The Sve family commercial fishing business began in 1926 when Norwegian immigrant Ragnvald Sve (Walter’s father) began commercial fishing on Lake Superior with his father-in-law. Before that, Walter’s grandfather, Julien Jacobson, also fished commercially. In 1927, Ragnvald and his wife, Ragnhild Sve, purchased the property that still is home to Split Rock Cabins, the family-owned business.
“If we can do 100 pounds of fish a day, then that’s a good day,” Eric said. The Sves sell their catch to several local restaurants including Camp 61 in Beaver Bay, the Rustic Inn of Castle Danger and Russ Kendall’s Smokehouse in Knife River.
While the beauty of the big lake draws many to its shores, harvesting its bounty is hard work, Eric said. The nets are held down by to 300-400 pounds of weights, and the fishing season ranges from early, cold spring to late, harsh fall.
The Sves run three nets totaling about 700 feet. According to Eric, they typically get out before sunrise to start pulling up the nets.
“We get there early so we can get the fish in and clean them. Then we prepare them for transport and deliver them to the buyers,” Eric said.
For the Sves, all the hard work is well worth the effort as they find contentment in being a part of the Lake Superior ecosystem.
“This is beautiful,” Eric’s brother Steve Sve said while standing on shore checking on his 86-year-old father, who was still out pulling nets. “You can’t beat this view.”
Eric and Steve said they were hooked on fishing from an early age when they would go out with their father to watch and help him bring in the day’s catch.
“We would sit up front on the net box,” Eric recalled. “It was great just to be with him doing something fun.”
The life of a fisherman is not always fun, though, especially when factors outside of their control affect their catch. To bring in extra money, Walter Sve also began a charter fishing business in 1945, based at the family resort.
“I did that until about 1960, when (sea lampreys, an invasive species) all but wiped out the trout population,” he said.
Lampreys made their way from the Atlantic Ocean into the Great Lakes in the early 1900s. Using chemicals, traps and barriers, scientists and government agencies have worked to control the lamprey population in the Great Lakes.

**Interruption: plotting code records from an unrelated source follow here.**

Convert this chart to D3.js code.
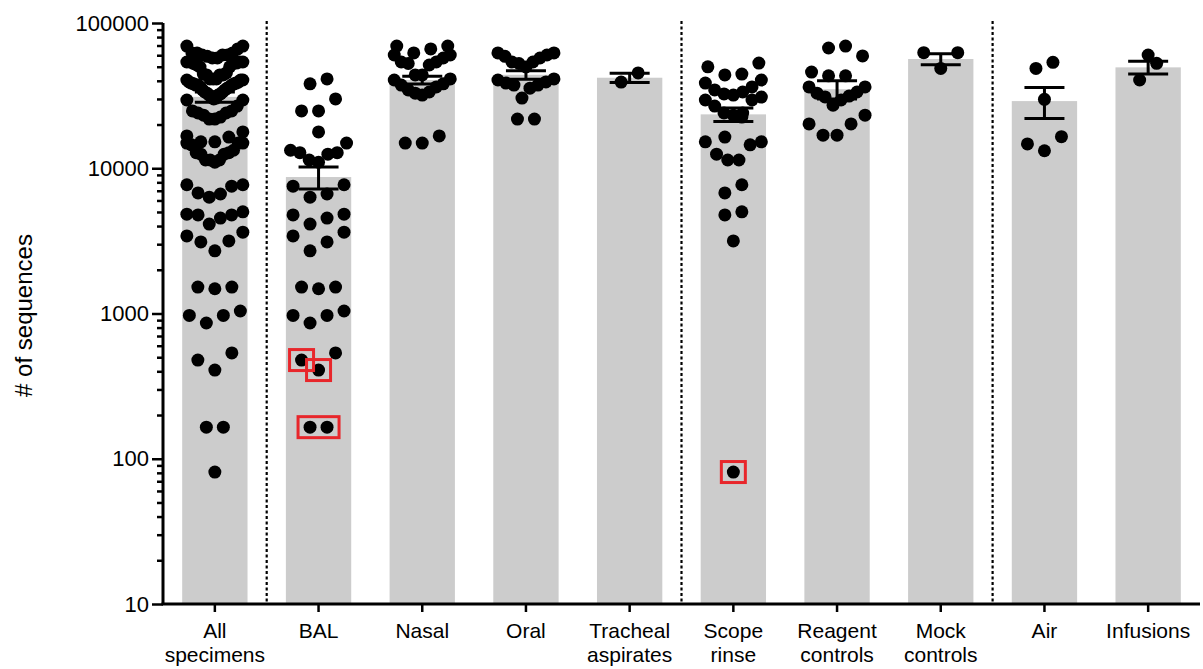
<!DOCTYPE html>
<html>
<head>
<meta charset="utf-8">
<script src="https://cdn.jsdelivr.net/npm/d3@7"></script>
<style>
  html, body { margin: 0; padding: 0; background: #fff; }
  svg { display: block; font-family: "Liberation Sans", Arial, sans-serif; }
</style>
</head>
<body>
<svg id="chart" width="1203" height="669"></svg>
<script>
// Group names and their two-line axis labels
const categories = ["All specimens", "BAL", "Nasal", "Oral", "Tracheal aspirates",
  "Scope rinse", "Reagent controls", "Mock controls", "Air", "Infusions"];
const categoryLabels = [["All", "specimens"], ["BAL"], ["Nasal"], ["Oral"], ["Tracheal", "aspirates"],
  ["Scope", "rinse"], ["Reagent", "controls"], ["Mock", "controls"], ["Air"], ["Infusions"]];

// Sequence counts per sample
const balValues = [41200, 38100, 30000, 24800, 24800, 17800, 14900, 13300, 12800, 12800, 12500,
  11400, 11000, 7700, 7530, 6650, 6320, 4830, 4770, 4540, 4130, 3630, 3420, 3110, 2700,
  1520, 1520, 1480, 1040, 970, 970, 860, 535, 478, 408, 165, 165];
const nasalValues = [69400, 69400, 66300, 62200, 60200, 60200, 57400, 53900, 53900, 52600, 51400,
  43900, 43900, 41200, 40500, 38100, 37400, 36300, 34600, 33500, 32900, 31900, 16700, 14900, 14900];
const oralValues = [62200, 62200, 60200, 59000, 57400, 53900, 53900, 52600, 49800, 41200, 40500,
  39300, 38600, 37400, 37400, 35600, 30400, 21800, 21800];
const trachealValues = [45300, 39200];
const scopeValues = [53000, 49900, 44500, 43900, 40500, 38600, 36300, 34600, 33500, 32500, 31900,
  30900, 29500, 29500, 26800, 24000, 24000, 23200, 22500, 16400, 15200, 15200, 14500, 12500,
  11400, 11400, 7700, 6760, 5010, 4770, 3160, 81];
const reagentValues = [69400, 67300, 59300, 45900, 43300, 43300, 36300, 36300, 33500, 32900, 31400,
  31000, 29500, 27200, 23200, 20200, 20200, 16900, 16900];
const mockValues = [62500, 62500, 48700];
const airValues = [53600, 48700, 29800, 16500, 14700, 13200];
const infusionValues = [60200, 52800, 40500];

// Bar heights (mean) and error bars (SEM)
const means = [31000, 8700, 40500, 44000, 42000, 23500, 35000, 56500, 29000, 49500];
const sems = [2500, 1500, 2500, 3000, 3000, 2500, 5000, 5000, 7000, 5000];

// Y axis decades
const yTicks = [10, 100, 1000, 10000, 100000];

// Separators drawn after these groups
const separatorsAfter = ["All specimens", "Tracheal aspirates", "Mock controls"];

// Samples marked with a red frame
const highlights = [
  { group: "BAL", values: [478] },
  { group: "BAL", values: [408] },
  { group: "BAL", values: [165, 165] },
  { group: "Scope rinse", values: [81] }
];

// "All specimens" pools every clinical specimen group
const allSpecimens = [].concat(balValues, nasalValues, oralValues, trachealValues, scopeValues);
const groupValues = [allSpecimens, balValues, nasalValues, oralValues, trachealValues,
  scopeValues, reagentValues, mockValues, airValues, infusionValues];

const svg = d3.select("#chart");
const plotLeft = 163, plotRight = 1200, plotTop = 23, plotBottom = 604;

const x = d3.scaleBand().domain(categories).range([plotLeft, plotRight])
  .paddingInner(0.37).paddingOuter(0.185);
const y = d3.scaleLog().domain([10, 100000]).range([plotBottom, plotTop]);

// Bars
svg.append("g").selectAll("rect").data(categories).join("rect")
  .attr("x", d => x(d))
  .attr("width", x.bandwidth())
  .attr("y", (d, i) => y(means[i]))
  .attr("height", (d, i) => plotBottom - y(means[i]))
  .attr("fill", "#cccccc");

// Dotted separators between group blocks
const step = x.step();
svg.append("g").selectAll("line").data(separatorsAfter).join("line")
  .attr("x1", d => x(d) + x.bandwidth() / 2 + step / 2)
  .attr("x2", d => x(d) + x.bandwidth() / 2 + step / 2)
  .attr("y1", plotTop - 2).attr("y2", plotBottom)
  .attr("stroke", "#000").attr("stroke-width", 2.2)
  .attr("stroke-dasharray", "3,2.5");

// Error bars (mean ± SEM)
const capHalf = 20;
const eb = svg.append("g").attr("stroke", "#000").attr("stroke-width", 3);
categories.forEach((c, i) => {
  const cx = x(c) + x.bandwidth() / 2;
  const yHi = y(means[i] + sems[i]), yLo = y(means[i] - sems[i]);
  eb.append("line").attr("x1", cx).attr("x2", cx).attr("y1", yHi).attr("y2", yLo);
  eb.append("line").attr("x1", cx - capHalf).attr("x2", cx + capHalf).attr("y1", yHi).attr("y2", yHi);
  eb.append("line").attr("x1", cx - capHalf).attr("x2", cx + capHalf).attr("y1", yLo).attr("y2", yLo);
});

// Scatter layout: rows of nearby values, lowest value in the middle, spreading outwards
const binH = 20, spacing = 17, maxHalf = 28;
function swarm(values) {
  const pts = values.map((v, i) => ({ v, i, py: y(v) })).sort((a, b) => b.py - a.py);
  const bins = [];
  let cur = null;
  for (const p of pts) {
    if (!cur || cur.start - p.py > binH) { cur = { start: p.py, items: [] }; bins.push(cur); }
    cur.items.push(p);
  }
  for (const b of bins) {
    const n = b.items.length;
    const gap = n > 1 ? Math.min(spacing, 2 * maxHalf / (n - 1)) : 0;
    b.items.sort((a, c) => a.v - c.v);
    b.items.forEach((p, k) => {
      let slot;
      if (n % 2 === 1) slot = k === 0 ? 0 : (k % 2 === 1 ? -Math.ceil(k / 2) : Math.ceil(k / 2));
      else slot = (k % 2 === 0 ? -1 : 1) * (Math.floor(k / 2) + 0.5);
      p.dx = slot * gap;
    });
  }
  return pts;
}

const layouts = {};
const dots = svg.append("g");
categories.forEach((c, i) => {
  const cx = x(c) + x.bandwidth() / 2;
  const pts = swarm(groupValues[i]);
  pts.forEach(p => { p.cx = cx + p.dx; });
  layouts[c] = pts;
  dots.selectAll(null).data(pts).join("circle")
    .attr("cx", d => d.cx).attr("cy", d => d.py).attr("r", 6.5).attr("fill", "#000");
});

// Red frames around marked samples
const hl = svg.append("g").attr("fill", "none").attr("stroke", "#e8262b").attr("stroke-width", 3);
const used = new Set();
highlights.forEach(h => {
  const sel = [];
  h.values.forEach(v => {
    const p = layouts[h.group].find(q => q.v === v && !used.has(q));
    if (p) { used.add(p); sel.push(p); }
  });
  const x0 = d3.min(sel, p => p.cx) - 12, x1 = d3.max(sel, p => p.cx) + 12;
  const y0 = d3.min(sel, p => p.py) - 10.5, y1 = d3.max(sel, p => p.py) + 10.5;
  hl.append("rect").attr("x", x0).attr("y", y0).attr("width", x1 - x0).attr("height", y1 - y0);
});

// Y axis: labelled decades plus unlabelled minor ticks
const minor = [];
for (let d = 10; d < 100000; d *= 10) for (let m = 2; m <= 9; m++) minor.push(d * m);

const yAxis = svg.append("g").attr("transform", `translate(${plotLeft},0)`)
  .call(d3.axisLeft(y).tickValues(yTicks).tickSize(11).tickPadding(3).tickFormat(d3.format("d")));
svg.append("g").attr("transform", `translate(${plotLeft},0)`)
  .call(d3.axisLeft(y).tickValues(minor).tickSize(6).tickFormat(""))
  .call(g => g.select(".domain").remove())
  .selectAll("line").attr("stroke-width", 2.5);
yAxis.select(".domain").attr("stroke-width", 3).attr("d", `M0,${plotTop}V${plotBottom}`);
yAxis.selectAll(".tick line").attr("stroke-width", 2.5);
yAxis.selectAll(".tick text").attr("font-size", 22).attr("fill", "#000")
  .attr("font-family", "Liberation Sans, Arial, sans-serif");

// X axis with multi-line labels
const xAxis = svg.append("g").attr("transform", `translate(0,${plotBottom})`)
  .call(d3.axisBottom(x).tickSize(8).tickFormat(""));
xAxis.select(".domain").attr("stroke-width", 3).attr("d", `M${plotLeft - 1.5},0H${plotRight}`);
xAxis.selectAll(".tick line").attr("stroke-width", 2.5);
xAxis.selectAll(".tick").each(function (d, i) {
  const t = d3.select(this).append("text")
    .attr("fill", "#000").attr("font-size", 21).attr("text-anchor", "middle")
    .attr("font-family", "Liberation Sans, Arial, sans-serif");
  categoryLabels[i].forEach((line, k) => {
    t.append("tspan").attr("x", 0).attr("y", 34 + k * 24).text(line);
  });
});

// Y axis title
svg.append("text")
  .attr("transform", `translate(32,${(plotTop + plotBottom) / 2 + 2}) rotate(-90)`)
  .attr("text-anchor", "middle").attr("font-size", 24).attr("fill", "#000")
  .text("# of sequences");
</script>
</body>
</html>
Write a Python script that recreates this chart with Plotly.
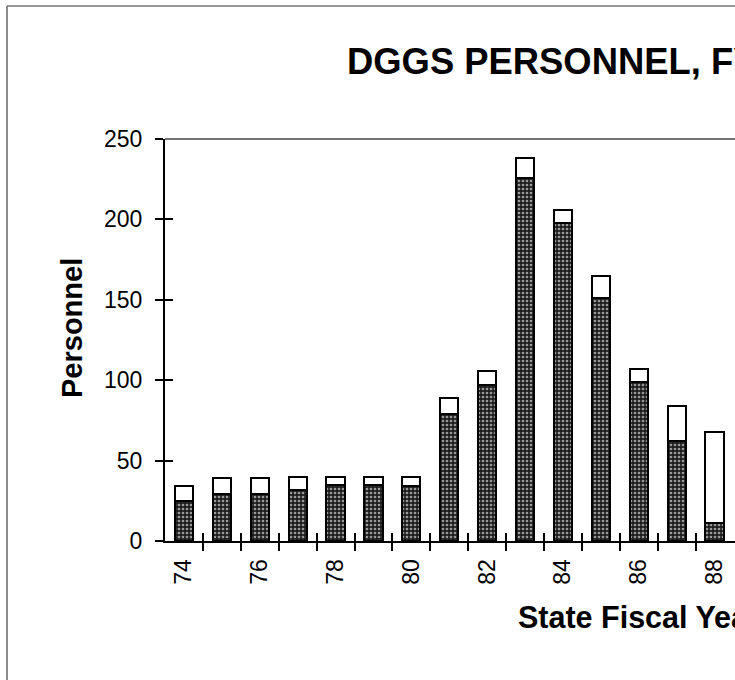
import plotly.graph_objects as go

# ---- data ----
years = [74, 75, 76, 77, 78, 79, 80, 81, 82, 83, 84, 85, 86, 87, 88]
shaded_part = [25, 29, 29, 32, 35, 35, 34, 79, 97, 226, 198, 151, 99, 62, 11]
total_personnel = [34, 39, 39, 40, 40, 40, 40, 89, 106, 238, 206, 165, 107, 84, 68]
open_part = [t - s for t, s in zip(total_personnel, shaded_part)]
label_years = [74, 76, 78, 80, 82, 84, 86, 88]
y_ticks = [0, 50, 100, 150, 200, 250]

title_text = "DGGS PERSONNEL, FY 1974-1988"
x_title = "State Fiscal Year"
y_title = "Personnel"

# ---- geometry ----
W, H = 735, 680
L, T, B = 165, 139, 139
plot_w = W - L
plot_h = H - T - B
px_per_year = 37.9
x0 = years[0] - 0.5
x1 = x0 + plot_w / px_per_year
boundaries = [y + 0.5 for y in years[:-1]]

def px_to_paper_x(px):
    return (px - L) / plot_w

def px_to_paper_y(py):
    return (H - B - py) / plot_h

FONT = "Liberation Sans, Arial, sans-serif"

fig = go.Figure()
fig.add_trace(go.Bar(
    x=years, y=shaded_part, name="Shaded",
    width=0.48,
    marker=dict(
        color="#222222",
        line=dict(color="black", width=2),
        pattern=dict(shape=".", bgcolor="#1e1e1e", fgcolor="#9a9a9a",
                     size=4, solidity=0.35, fillmode="replace"),
    ),
    hoverinfo="x+y",
))
fig.add_trace(go.Bar(
    x=years, y=open_part, name="Open",
    width=0.48,
    marker=dict(color="white", line=dict(color="black", width=2)),
    hoverinfo="x+y",
))
# invisible trace to carry overlay axes (inside tick marks)
fig.add_trace(go.Scatter(
    x=[years[0]], y=[0], xaxis="x2", yaxis="y2", mode="markers",
    marker=dict(opacity=0), showlegend=False, hoverinfo="skip",
))

fig.update_layout(
    width=W, height=H,
    margin=dict(l=L, r=0, t=T, b=B, pad=0),
    paper_bgcolor="white", plot_bgcolor="white",
    barmode="stack", showlegend=False,
    font=dict(family=FONT, color="black", size=23),
    xaxis=dict(
        range=[x0, x1], tickmode="array", tickvals=label_years,
        ticktext=[str(v) for v in label_years], tickangle=-90,
        ticks="", showgrid=False, zeroline=False,
        showline=True, linecolor="black", linewidth=2,
        tickfont=dict(size=23, family=FONT),
        ticklabelstandoff=7,
        minor=dict(tickmode="array", tickvals=boundaries, ticks="outside",
                   ticklen=8, tickwidth=1.5, tickcolor="black", showgrid=False),
    ),
    yaxis=dict(
        range=[0, 250], tickmode="array", tickvals=y_ticks,
        ticks="outside", ticklen=8, tickwidth=1.5, tickcolor="black",
        showgrid=False, zeroline=False,
        showline=True, linecolor="black", linewidth=2,
        tickfont=dict(size=23, family=FONT),
        ticklabelstandoff=8,
    ),
    xaxis2=dict(
        overlaying="x", matches="x", anchor="y2", side="bottom",
        tickmode="array", tickvals=boundaries, ticks="inside",
        ticklen=8, tickwidth=1.5, tickcolor="black",
        showticklabels=False, showgrid=False, zeroline=False, showline=False,
    ),
    yaxis2=dict(
        overlaying="y", matches="y", anchor="x2", side="left",
        tickmode="array", tickvals=y_ticks[1:-1], ticks="inside",
        ticklen=8, tickwidth=1.5, tickcolor="black",
        showticklabels=False, showgrid=False, zeroline=False, showline=False,
    ),
    shapes=[
        # top frame line of the plot area
        dict(type="line", xref="paper", yref="paper", x0=0, x1=1.05, y0=1, y1=1,
             line=dict(color="#444", width=1.3)),
        # outer border of the chart
        dict(type="line", xref="paper", yref="paper",
             x0=px_to_paper_x(7), x1=px_to_paper_x(7),
             y0=px_to_paper_y(6), y1=px_to_paper_y(700),
             line=dict(color="#666", width=1.5)),
        dict(type="line", xref="paper", yref="paper",
             x0=px_to_paper_x(7), x1=px_to_paper_x(760),
             y0=px_to_paper_y(6), y1=px_to_paper_y(6),
             line=dict(color="#777", width=1.5)),
    ],
    annotations=[
        dict(text=f"<b>{title_text}</b>", xref="paper", yref="paper",
             x=px_to_paper_x(345), y=px_to_paper_y(61),
             xanchor="left", yanchor="middle", showarrow=False,
             font=dict(size=36.4, family=FONT)),
        dict(text=f"<b>{y_title}</b>", xref="paper", yref="paper",
             x=px_to_paper_x(72), y=px_to_paper_y(328), textangle=-90,
             xanchor="center", yanchor="middle", showarrow=False,
             font=dict(size=29, family=FONT)),
        dict(text=f"<b>{x_title}</b>", xref="paper", yref="paper",
             x=px_to_paper_x(516), y=px_to_paper_y(617),
             xanchor="left", yanchor="middle", showarrow=False,
             font=dict(size=30.5, family=FONT)),
    ],
)

fig.write_html(
    "out.html",
    config={"displayModeBar": False},
    post_script="document.body.style.margin='0';document.body.style.overflow='hidden';",
)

“It is rare to find fresh lamprey scars on the fish now,” Walter said.
Walter said another devastating blow was dealt to commercial fishing when what was then Reserve Mining in Silver Bay dumped taconite tailings into Lake Superior. The tailings polluted the waters near shore, he said, causing herring to seek refuge in cleaner water miles away.
“Herring gills are very sensitive to polluted water. They moved way out and stayed out,” Walter said. “It took almost 30 years for the water to cleanse and the herring to return.”
The Sves didn’t abandon charter operations entirely - Eric is now a licensed captain and still does some tours, though the resort “keeps me pretty busy,” he said.
He said Lake Superior was slow to yield its larder this year after a record-breaking harsh winter.
“It was slower than average for both the charter and commercial fishing,” Eric said. “It took a long time for the water to warm up.”
Whether the fish cooperate or not, the Sves enjoy their niche on the North Shore.
“It’s the sound of the wooden boat my dad built gliding through the water, its being out there with a full moon and all the stars and it’s the feeling of how small you are when the waves are big,” Eric said.